I saw a lot of patriarchal vs. matriarchal issues in this novel. This might be due to my own beliefs and ideology.

“They shoot the white girl first. With the rest they can take their time. No need to hurry out here. They are seventeen miles from a town which has ninety miles between it and any other. Hiding places will be plentiful in the Convent, but there is time and the day has just begun. (3)

That is how this novel opens up. The “New Fathers” of Ruby, an all black town in Oklahoma, go to the convent because they feel that somehow the woman at the covent are causing the decay they see occurring in Ruby.

“The chill intensifies as the men spread deeper into the mansion, taking their time, looking, listening, alert to the female malice that hides here and the yeast-and-butter smell of rising dough.” (4)

“How exquisitely human was the wish for permanent happiness, and how thin human imagination became trying to achieve it.

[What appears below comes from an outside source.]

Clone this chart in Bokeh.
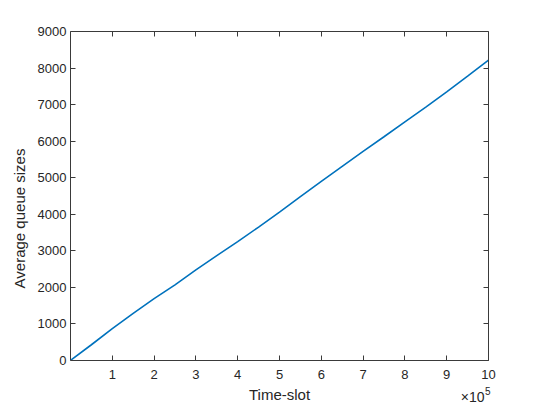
from bokeh.plotting import figure
from bokeh.models import FixedTicker, LinearAxis, Label, CustomJSTickFormatter, Range1d
from bokeh.embed import file_html
from bokeh.resources import INLINE

# Data (time-slot, average queue size)
time_slot = [0, 50000, 100000, 150000, 200000, 250000, 300000, 350000, 400000,
             450000, 500000, 550000, 600000, 650000, 700000, 750000, 800000,
             850000, 900000, 950000, 1000000]
avg_queue = [0, 430, 870, 1290, 1690, 2070, 2480, 2870, 3250,
             3650, 4060, 4480, 4900, 5310, 5720, 6120, 6530,
             6930, 7350, 7780, 8220]

x_ticks = [100000 * i for i in range(1, 11)]
y_ticks = [1000 * i for i in range(0, 10)]

FONT = "Liberation Sans"
TXT = "#262626"
AX = "#3a3a3a"

# the visible axes box is x 0..1e6, y 0..9000; the frame runs on to the canvas edges
X_MAX = 1000000
X_END = 1124400
Y_TOP = 9000
Y_BOTTOM = -1232

p = figure(width=540, height=405, output_backend="svg", toolbar_location=None,
           x_range=Range1d(0, X_END), y_range=Range1d(Y_BOTTOM, Y_TOP),
           min_border_left=70, min_border_right=0, min_border_top=31, min_border_bottom=0,
           x_axis_type=None, y_axis_type=None)
p.outline_line_color = None
p.xgrid.visible = False
p.ygrid.visible = False

p.line(time_slot, avg_queue, line_color="#0072BD", line_width=1.6)

fmt = CustomJSTickFormatter(code="return (tick/100000).toFixed(0);")
blank = CustomJSTickFormatter(code="return '';")

def style(ax):
    ax.axis_line_color = AX
    ax.axis_line_width = 1
    ax.major_tick_line_color = AX
    ax.major_tick_in = 5
    ax.major_tick_out = 0
    ax.minor_tick_line_color = None
    ax.major_label_text_font = FONT
    ax.major_label_text_color = TXT
    ax.major_label_text_font_size = "13px"

xb = LinearAxis(ticker=FixedTicker(ticks=x_ticks), formatter=fmt,
                fixed_location=0, bounds=(0, X_MAX))
style(xb)
xb.major_label_standoff = 10
p.add_layout(xb, "below")

xt = LinearAxis(ticker=FixedTicker(ticks=x_ticks), formatter=blank, bounds=(0, X_MAX))
style(xt)
xt.major_label_standoff = 0
p.add_layout(xt, "above")

yl = LinearAxis(ticker=FixedTicker(ticks=y_ticks), bounds=(0, Y_TOP))
style(yl)
yl.major_label_standoff = 4
yl.axis_label = "Average queue sizes"
yl.axis_label_text_font = FONT
yl.axis_label_text_font_size = "15px"
yl.axis_label_text_font_style = "normal"
yl.axis_label_text_color = TXT
yl.axis_label_standoff = 7
p.add_layout(yl, "left")

yr = LinearAxis(ticker=FixedTicker(ticks=y_ticks), formatter=blank,
                fixed_location=X_MAX, bounds=(0, Y_TOP))
style(yr)
yr.major_label_standoff = 0
p.add_layout(yr, "right")

p.add_layout(Label(x=500000, y=-938, text="Time-slot", text_font=FONT,
                   text_font_size="15px", text_color=TXT, text_align="center",
                   text_baseline="middle"))
p.add_layout(Label(x=990400, y=-1010, text="\u00d710", text_font=FONT,
                   text_font_size="14px", text_color=TXT, text_align="right",
                   text_baseline="middle"))
p.add_layout(Label(x=991600, y=-835, text="5", text_font=FONT,
                   text_font_size="10px", text_color=TXT, text_align="left",
                   text_baseline="middle"))

open("out.html", "w").write(file_html(p, INLINE))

Soon Ruby will be like ant other country town: the young thinking of elsewhere; the old full of regret. The sermons will be eloquent but fewer and fewer will pay attention or connect them to everyday life. How they can hold it together, he wondered, this hard-won heaven defined only by the absence of the unsaved, the unworthy and the strange? Who will protect them from their leaders?” (306)

1 comment:

Jeff Sung said...

I love Toni Morrison and I agree. Paradise is definintely her hardest, and most Faulknerian. I found it an immense feat for her as a writer, but it was an enormous struggle, which I liked. But I think here, she let Faulkner run too deep in her writing. I want to reread it again, but I'm kind of scared to attempt it again.

I liked your other posts on Morrison. My favorite of hers is also Song of Solomon. "Love" underwhelmed me, which I didn't expect. I didn't finish Tar Baby, not because I was bored, but perhaps because I felt it wasn't a "Morrison novel," if that makes sense. I kind of got disinterested in it. It's an unusual one in her writings. Another favorite is "Sula," which I think is a great novella by her. I also liked about what you said in The Bluest Eye and how you connected it to the gay community. Definitely true.